High Hopes For Mideast Peace
President Clinton and Syrian President Hafez Assad met Sunday for their first full-scale talks since 1994 in hopes of resuming stalled Syrian-Israeli peace negotiations.
Administration officials say the two did not resolve obstacles to holding a new round of negotiations.
Expectations were high, reports CBS News Senior White House Correspondent John Roberts. The Administration tried to dampen anticipation of immediate results.
"Syria knows what it will have to do," Secretary of State Madeline Albright told CBS News' Face The Nation on Sunday, before the Clinton-Assad meeting.
"What is important is that Israel, if it, in fact, does give up land, feels that it has a sense of security and it is entitled to that."
"Every country is, and that its borders are secure. I think we'll just have to see how this progresses."
Interviewed on ABC's This Week, Israeli prime minister Ehud Barak said the meeting between President Clinton and Syrian leader Hafez Assad could determine once and for all if Israel has the opportunity to eventually make peace with Syria.
Mr. Clinton and Assad greeted each other at a luxury hotel overlooking Lake Geneva. They chatted for a few minutes in a hallway and then joined their delegations in a meeting room. Mr. Clinton and Assad shook hands as they posed for pictures in front of a table with a bright array of flowers.
Mr. Clinton was joined by Secretary Albright, National Security Adviser Sandy Berger, chief of staff John Podesta, special Middle East coordinator Dennis Ross and Rob Malley of the National Security Council staff.
Assad was accompanied by Abdul Raouf al-Qasem, head of the National Security Office, Foreign Minister Farouk al-Sharaa and Riad Daoudi, Assad's legal adviser.
Before the meeting began, Berger said the United States hopes that over the next few weeks the two sides "will reach the conclusion that they can enter into a serious round of negotiation. But that's by no means certain."
Secretary Albright told Face The Nation that President Clinton has a role to play because he has "the confidence of both of Prime Minister Barak and of President Assad.
"But, you know, the differences may not be reconcilable. We have to try to figure out whether they are though."
Peace negotiations between the two nations broke off in January. But in Syria, the state-run Syria Times said, "It seems that there is ample light for hope." It said the summit provided an opportunity to reveal how much U.S. efforts "have nudged the conditions for productive talks into place."
Another government newspaper in Syria, Tishrin, said the Geneva meeting was "the last chance to push forward the peace process."
Before Sunday's meeting, President Clinton and his daughter Chelsea took a late-morning stroll from their hotel to a park by Lake Geneva. Arm in arm they looked across the lake and greeted people out with their dogs or admiring the park's gardens.
It was a crisp overcast spring day and the president wore a blue blazer and jeans while Chelsea wore gray slacks and a gray jacket.
After their walk, Mr. Clinton returned to his hotel to prepare for his meeting with Assad.

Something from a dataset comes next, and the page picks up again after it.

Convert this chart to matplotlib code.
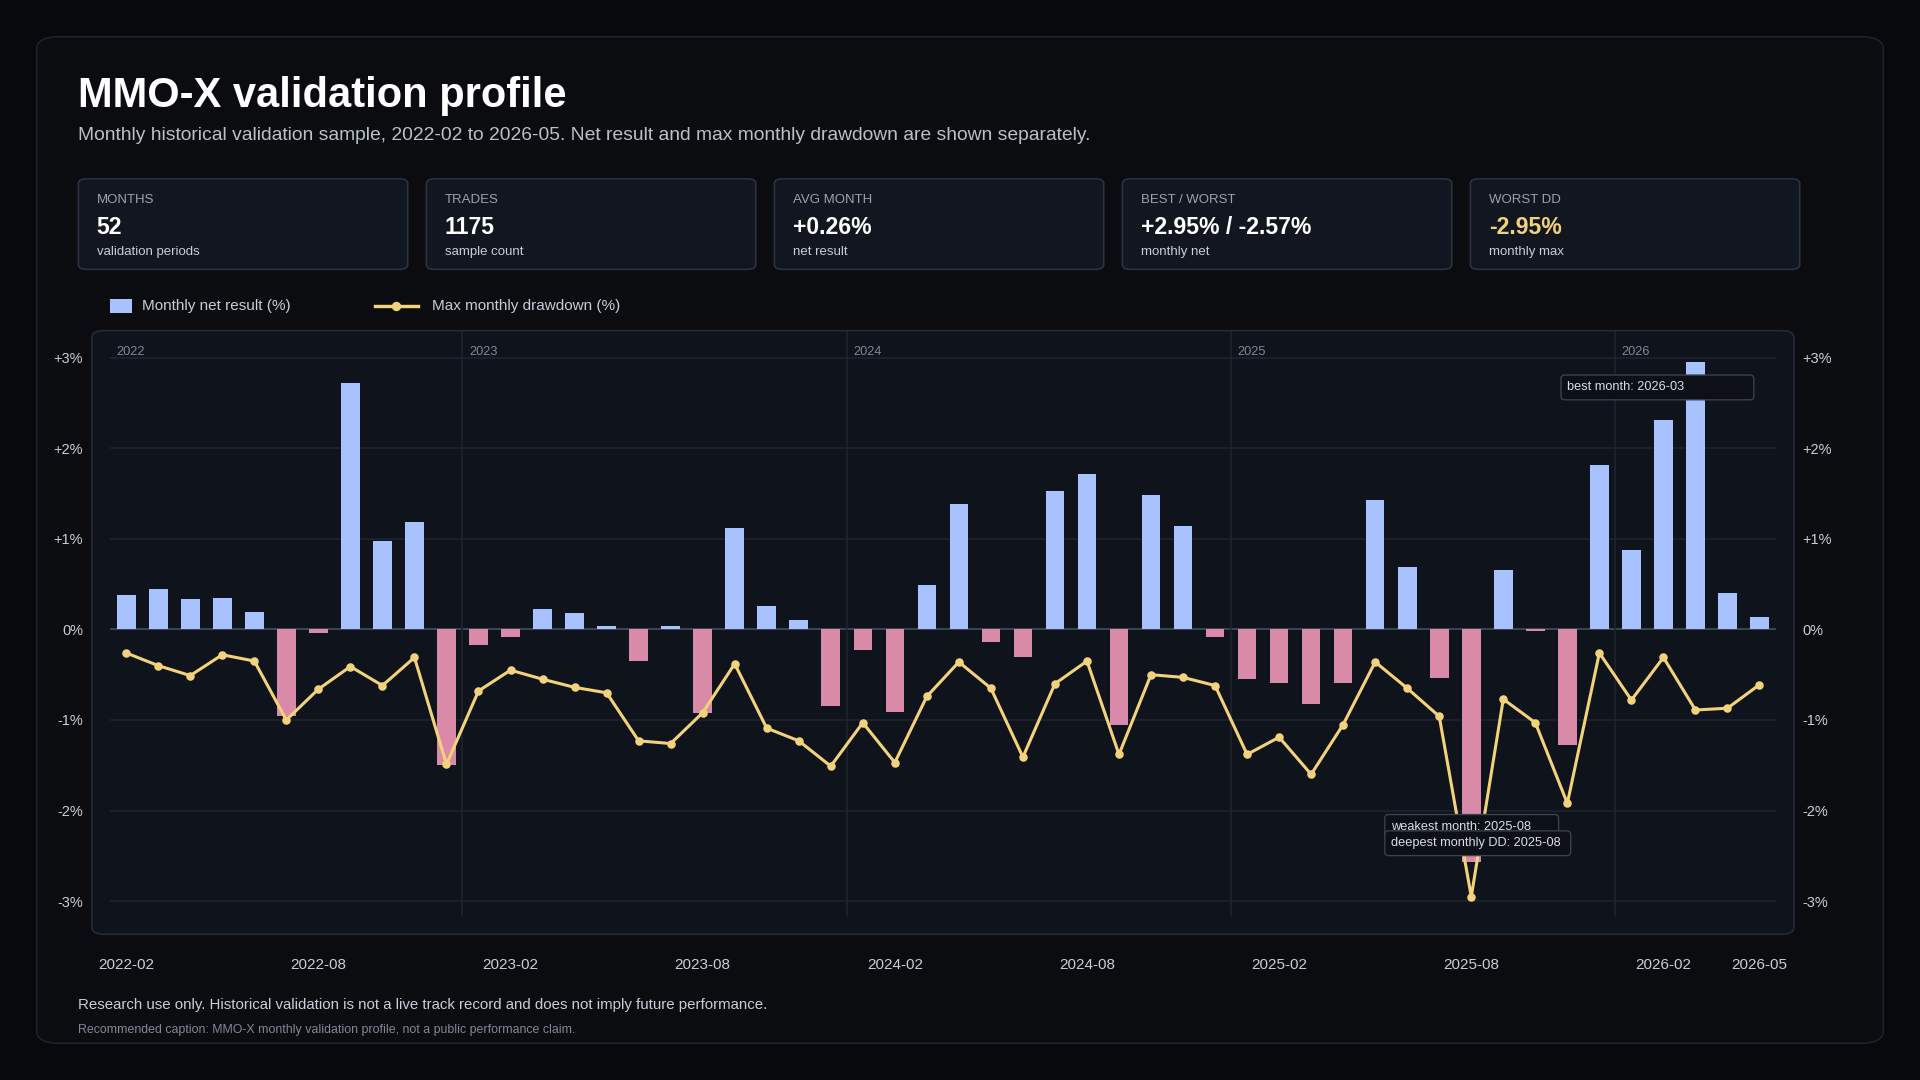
import matplotlib.pyplot as plt
from matplotlib.patches import FancyBboxPatch, Rectangle
from matplotlib.lines import Line2D

plt.rcParams['font.family'] = ['Liberation Sans', 'DejaVu Sans']

months = [f"{y}-{m:02d}" for y in range(2022, 2027) for m in range(1, 13)]
months = months[1:months.index("2026-05") + 1]

net = [0.38, 0.45, 0.34, 0.35, 0.19, -0.96, -0.04, 2.72, 0.97, 1.19, -1.50,
       -0.17, -0.08, 0.22, 0.18, 0.04, -0.35, 0.04, -0.92, 1.12, 0.26, 0.10, -0.85,
       -0.23, -0.91, 0.49, 1.38, -0.14, -0.31, 1.53, 1.72, -1.05, 1.48, 1.14, -0.08,
       -0.55, -0.59, -0.82, -0.59, 1.43, 0.69, -0.54, -2.57, 0.65, -0.02, -1.28, 1.81,
       0.88, 2.31, 2.95, 0.40, 0.14]
drawdown = [-0.26, -0.40, -0.51, -0.28, -0.35, -1.00, -0.66, -0.41, -0.62, -0.31, -1.49,
            -0.68, -0.45, -0.55, -0.64, -0.70, -1.23, -1.26, -0.92, -0.38, -1.09, -1.23, -1.51,
            -1.03, -1.47, -0.74, -0.36, -0.65, -1.41, -0.60, -0.35, -1.38, -0.50, -0.53, -0.62,
            -1.38, -1.19, -1.60, -1.05, -0.36, -0.65, -0.96, -2.95, -0.77, -1.03, -1.92, -0.26,
            -0.78, -0.31, -0.89, -0.87, -0.61]
xtick_labels = ["2022-02", "2022-08", "2023-02", "2023-08", "2024-02", "2024-08",
                "2025-02", "2025-08", "2026-02", "2026-05"]
kpis = [("MONTHS", "52", "validation periods"),
        ("TRADES", "1175", "sample count"),
        ("AVG MONTH", "+0.26%", "net result"),
        ("BEST / WORST", "+2.95% / -2.57%", "monthly net"),
        ("WORST DD", "-2.95%", "monthly max")]

W, H = 1568, 882
BG = "#07090c"
EDGE = "#232a36"
POS = "#a8c1ff"
NEG = "#d98aa8"
LINE = "#f2d27a"
MUTED = "#9aa3b2"


def fx(px):
    return px / W


def fy(py):
    return 1 - py / H


fig = plt.figure(figsize=(W / 100, H / 100), dpi=100, facecolor=BG)


def box(x0, y0, x1, y1, fc, ec, r=8, z=0):
    p = FancyBboxPatch((fx(x0), fy(y1)), fx(x1 - x0), (y1 - y0) / H,
                       boxstyle=f"round,pad=0,rounding_size={r / W}",
                       transform=fig.transFigure, fc=fc, ec=ec, lw=1, zorder=z)
    fig.patches.append(p)


box(30, 30, 1538, 852, "#0a0c10", "#1c212b", r=18)
fig.text(fx(64), fy(78), "MMO-X validation profile", color="white", fontsize=24.5,
         fontweight="bold", va="center")
fig.text(fx(64), fy(111), "Monthly historical validation sample, 2022-02 to 2026-05. "
         "Net result and max monthly drawdown are shown separately.",
         color="#b8c0cc", fontsize=11.3, va="center")

for k, (lab, val, sub) in enumerate(kpis):
    x0 = 64 + k * 284.2
    box(x0, 146, x0 + 269, 220, "#111620", "#2a3140", r=7)
    fig.text(fx(x0 + 15), fy(163), lab, color=MUTED, fontsize=7.8, va="center")
    fig.text(fx(x0 + 15), fy(186), val, color=LINE if k == 4 else "white",
             fontsize=13.5, fontweight="bold", va="center")
    fig.text(fx(x0 + 15), fy(206), sub, color="#c8ced8", fontsize=7.8, va="center")

# legend
fig.patches.append(Rectangle((fx(90), fy(256)), fx(18), 12 / H, transform=fig.transFigure,
                             fc=POS, ec="none"))
fig.text(fx(116), fy(250), "Monthly net result (%)", color="#c8ced8", fontsize=9, va="center")
fig.lines.append(Line2D([fx(306), fx(341)], [fy(250), fy(250)], transform=fig.transFigure,
                        color=LINE, lw=2))
fig.lines.append(Line2D([fx(323.5)], [fy(250)], transform=fig.transFigure,
                        color=LINE, marker="o", ms=4.5, lw=0))
fig.text(fx(353), fy(250), "Max monthly drawdown (%)", color="#c8ced8", fontsize=9, va="center")

box(75, 270, 1465, 763, "#0f131b", EDGE, r=10)

ax = fig.add_axes([fx(90), fy(763), fx(1360), (763 - 270) / H])
ax.set_zorder(5)
ax.set_facecolor("none")
x = list(range(len(months)))
ax.set_xlim(-0.5, len(months) - 0.5)
ax.set_ylim(-3.365, 3.297)
for v in [-3, -2, -1, 0, 1, 2, 3]:
    ax.axhline(v, color="#4a5363" if v == 0 else "#1f2530", lw=0.9, zorder=0)
for i, m in enumerate(months):
    if m.endswith("-01"):
        ax.axvline(i - 0.5, color="#1f2530", lw=0.9, ymin=0.03, zorder=0)
        ax.text(i - 0.3, 3.0, m[:4], color="#7f8896", fontsize=7.5, va="bottom")
ax.text(-0.3, 3.0, "2022", color="#7f8896", fontsize=7.5, va="bottom")

ax.bar(x, net, width=0.58, color=[POS if v >= 0 else NEG for v in net], zorder=2)
ax.plot(x, drawdown, color=LINE, lw=1.8, marker="o", ms=4, zorder=3)

ax.set_yticks([-3, -2, -1, 0, 1, 2, 3])
ax.set_yticklabels(["-3%", "-2%", "-1%", "0%", "+1%", "+2%", "+3%"])
ax.tick_params(axis="y", colors="#c8ced8", labelsize=8.5, length=0, pad=16,
               labelright=True)
ax.set_xticks([months.index(m) for m in xtick_labels])
ax.set_xticklabels(xtick_labels)
ax.tick_params(axis="x", colors="#c8ced8", labelsize=9, length=0, pad=14)
for s in ax.spines.values():
    s.set_visible(False)

bbox = dict(boxstyle="round,pad=0.5,rounding_size=0.3", fc="#0d1117", ec="#3a4250", lw=0.8)
ax.text(months.index("2026-03") - 4, 2.67, "best month: 2026-03" + " " * 18, color="#d8dde6",
        fontsize=7.5, va="center", bbox=bbox, zorder=5)
ax.text(months.index("2025-08") - 2.5, -2.18, "weakest month: 2025-08" + " " * 6, color="#d8dde6",
        fontsize=7.5, va="center", bbox=bbox, zorder=5)
ax.text(months.index("2025-08") - 2.5, -2.36, "deepest monthly DD: 2025-08 ", color="#d8dde6",
        fontsize=7.5, va="center", bbox=bbox, zorder=6)

fig.text(fx(64), fy(821), "Research use only. Historical validation is not a live track record "
         "and does not imply future performance.", color="#c8ced8", fontsize=8.8, va="center")
fig.text(fx(64), fy(841), "Recommended caption: MMO-X monthly validation profile, not a public "
         "performance claim.", color="#7f8896", fontsize=7.3, va="center")

fig.savefig("out.png", dpi=100 * 1920 / W, facecolor=BG)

Berger previewed the Clinton-Assad meeting as the president flew to Geneva on Saturday after a stopover in Muscat, Oman, at the end of a six-day trip to India, Pakistan and Bangladesh.
In Muscat, the president told the Sultan Qaboos that "the gaps are not huge but the path is very difficult" as Syria and Israel seek a land-for-peace agreement, Berger said. The two sides are seeking a deal in which Israel would surrender control of the strategic Golan Heights, captured from Syria in the 1967 Mideast War, in return for security guarantees from Damascus.
Berger said Mr. Clinton would consult with Israeli Prime Minister Ehud Barak after the meeting while Assad returns to Damascus to weigh what he learned from Clinton.
Berger said President Clinton would describe why he believes negotiations with Israel can resume in a serious fashion with both sides committed to reaching an agreement. For both sides to reach that conclusion, he said, "there needs to be a higher level of confidence - certainly not certainty but confidence - that their respective needs can be met in an ultimate agreement."
Elaborating on his comment that differences may be irreconcilable, Berger said, "I mean that in the end of the day there has to be a win-win. They both have to compromise but they both have to believe that they are stronger and better positioned as a result of reaching a peace agreement.
"Whether or not that is achievable or doable, I think, is still unclear," he said.
Berger denied rumors that Mr. Clinton might extend this trip to go to Israel. He said Mr. Clinton intends to return to Washington Sunday night, but left open the possibility of staying in Geneva to continue talks with Assad on Monday.